Wednesday, November 25, 2009

Monday, November 23, 2009

day 29 and 28 useless

so now on day 27 - tomorrow - I have to do three things to de-clutter......

Saturday, November 21, 2009

day 30 - counting backwards



Today is day thirty...of my de-clutter project. So boring I know, but I have to do it this way or I will not do it. It's like the weight thingie...I had to talk about it, to actually get it done.

Day thirty action item: taking at least 25 items to Good Will.

Side note: 2 pounds away from first goal at the Dr office, and you know their scales lie!......I feel good now without that nagging burden of always wanting to lose weight...If I can lose 7 more pounds...then I will stop talking about it completely. :)

Saturday, November 14, 2009

sometimes I have to speak




Wanted to leave this note for a parent who was being a totally rude, cowardly ignorant jerk. Unfortunately, I didn't get the chance even though I made my best effort.

I did my best.

peace~

Tuesday, November 3, 2009

keep me where the light is

I just ordered a book to actually read. Maybe this time I will actually take the time required to really read. If I had to wait places then I know I could do it, but no those days have past. If I had to commute a distance I could do it, but no... I can work from home and the office is only two miles away.

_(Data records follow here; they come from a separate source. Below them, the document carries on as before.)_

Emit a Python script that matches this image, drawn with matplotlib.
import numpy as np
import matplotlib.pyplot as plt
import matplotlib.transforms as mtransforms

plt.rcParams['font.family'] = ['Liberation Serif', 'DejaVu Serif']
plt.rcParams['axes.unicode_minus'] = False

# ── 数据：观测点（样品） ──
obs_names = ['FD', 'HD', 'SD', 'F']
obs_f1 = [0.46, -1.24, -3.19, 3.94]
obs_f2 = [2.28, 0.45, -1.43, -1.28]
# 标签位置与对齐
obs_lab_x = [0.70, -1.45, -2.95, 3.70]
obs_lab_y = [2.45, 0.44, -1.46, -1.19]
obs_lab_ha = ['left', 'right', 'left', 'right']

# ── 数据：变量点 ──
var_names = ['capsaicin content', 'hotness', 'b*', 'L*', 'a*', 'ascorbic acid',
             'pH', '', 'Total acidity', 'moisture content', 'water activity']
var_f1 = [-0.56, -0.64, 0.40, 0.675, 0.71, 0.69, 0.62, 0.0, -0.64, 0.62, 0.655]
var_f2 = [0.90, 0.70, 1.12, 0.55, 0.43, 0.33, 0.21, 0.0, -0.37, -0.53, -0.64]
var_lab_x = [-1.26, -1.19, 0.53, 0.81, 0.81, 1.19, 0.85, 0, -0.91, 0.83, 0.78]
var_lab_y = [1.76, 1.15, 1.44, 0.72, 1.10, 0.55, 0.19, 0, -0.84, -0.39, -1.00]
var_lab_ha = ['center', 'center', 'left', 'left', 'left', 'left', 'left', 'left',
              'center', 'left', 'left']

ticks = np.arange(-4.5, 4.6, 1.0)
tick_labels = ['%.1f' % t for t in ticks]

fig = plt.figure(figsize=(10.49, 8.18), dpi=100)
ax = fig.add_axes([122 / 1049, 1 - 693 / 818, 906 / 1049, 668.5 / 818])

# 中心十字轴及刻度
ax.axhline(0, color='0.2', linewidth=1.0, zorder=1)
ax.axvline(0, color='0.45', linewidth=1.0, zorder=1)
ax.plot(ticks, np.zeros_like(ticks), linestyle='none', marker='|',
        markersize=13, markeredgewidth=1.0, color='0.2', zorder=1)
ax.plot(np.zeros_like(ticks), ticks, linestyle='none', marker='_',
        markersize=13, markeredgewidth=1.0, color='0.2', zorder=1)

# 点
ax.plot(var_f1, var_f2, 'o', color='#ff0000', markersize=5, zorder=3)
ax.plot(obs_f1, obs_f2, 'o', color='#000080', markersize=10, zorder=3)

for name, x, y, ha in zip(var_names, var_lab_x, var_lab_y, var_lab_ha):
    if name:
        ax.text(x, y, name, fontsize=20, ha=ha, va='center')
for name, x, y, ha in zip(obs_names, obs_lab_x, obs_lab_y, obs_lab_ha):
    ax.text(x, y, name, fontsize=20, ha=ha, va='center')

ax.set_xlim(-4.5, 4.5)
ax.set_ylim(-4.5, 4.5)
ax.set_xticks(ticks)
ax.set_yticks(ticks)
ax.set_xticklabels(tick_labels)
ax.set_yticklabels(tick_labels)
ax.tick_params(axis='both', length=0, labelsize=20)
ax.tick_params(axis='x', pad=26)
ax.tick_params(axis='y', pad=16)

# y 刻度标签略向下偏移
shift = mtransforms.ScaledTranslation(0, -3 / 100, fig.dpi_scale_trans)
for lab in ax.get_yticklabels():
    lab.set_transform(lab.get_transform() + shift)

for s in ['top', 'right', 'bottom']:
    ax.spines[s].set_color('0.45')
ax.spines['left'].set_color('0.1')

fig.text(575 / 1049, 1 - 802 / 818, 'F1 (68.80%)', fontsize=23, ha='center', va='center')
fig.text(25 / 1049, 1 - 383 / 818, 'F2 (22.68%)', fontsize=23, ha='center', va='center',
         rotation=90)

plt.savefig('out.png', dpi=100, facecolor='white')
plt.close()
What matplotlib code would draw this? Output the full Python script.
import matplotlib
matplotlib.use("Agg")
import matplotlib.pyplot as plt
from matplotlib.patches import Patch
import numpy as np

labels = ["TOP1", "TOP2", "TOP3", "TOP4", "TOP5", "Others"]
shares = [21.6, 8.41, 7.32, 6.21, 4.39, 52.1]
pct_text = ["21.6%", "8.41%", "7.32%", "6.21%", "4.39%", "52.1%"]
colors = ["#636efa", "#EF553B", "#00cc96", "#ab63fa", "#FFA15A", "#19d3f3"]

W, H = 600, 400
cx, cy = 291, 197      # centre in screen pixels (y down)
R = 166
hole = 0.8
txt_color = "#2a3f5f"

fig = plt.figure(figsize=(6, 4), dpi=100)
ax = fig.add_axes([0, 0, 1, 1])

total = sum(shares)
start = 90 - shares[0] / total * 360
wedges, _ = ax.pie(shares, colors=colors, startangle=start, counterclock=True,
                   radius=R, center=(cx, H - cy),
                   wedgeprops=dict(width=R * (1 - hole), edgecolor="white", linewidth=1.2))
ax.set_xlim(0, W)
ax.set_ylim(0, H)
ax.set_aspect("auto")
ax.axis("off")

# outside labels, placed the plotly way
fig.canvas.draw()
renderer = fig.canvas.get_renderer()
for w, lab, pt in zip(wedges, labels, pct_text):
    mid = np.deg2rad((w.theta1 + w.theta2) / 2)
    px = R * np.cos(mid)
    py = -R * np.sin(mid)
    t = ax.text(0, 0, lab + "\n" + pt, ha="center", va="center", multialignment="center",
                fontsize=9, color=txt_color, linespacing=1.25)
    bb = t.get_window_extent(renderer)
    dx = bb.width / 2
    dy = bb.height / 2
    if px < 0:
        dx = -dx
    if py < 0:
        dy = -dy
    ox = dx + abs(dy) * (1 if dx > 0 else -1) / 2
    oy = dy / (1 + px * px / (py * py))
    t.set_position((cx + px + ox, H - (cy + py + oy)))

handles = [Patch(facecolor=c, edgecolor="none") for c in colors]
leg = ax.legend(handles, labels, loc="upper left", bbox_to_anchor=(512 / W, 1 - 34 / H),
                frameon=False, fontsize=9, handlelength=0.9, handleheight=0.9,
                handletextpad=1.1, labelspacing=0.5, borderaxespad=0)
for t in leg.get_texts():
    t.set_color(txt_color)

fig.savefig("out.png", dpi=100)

If if if.....omg stfu and just do it! Man do I need it. Photo of book below.

Monday, November 2, 2009

heavy sigh


I realize that if you give of yourself to someone who knows nothing about love you run the risk of substantial betrayal. I believe that a person who does not know love, knows nothing about loyalty. They really do not know what they do, nor do they see the connection, between what happens to them and their own actions.

What a fool I was, repeatedly, to keep believing in someone who has never experienced love.

I am stunned at my failure to see clearly. Just stunned. But pleased - I can see now.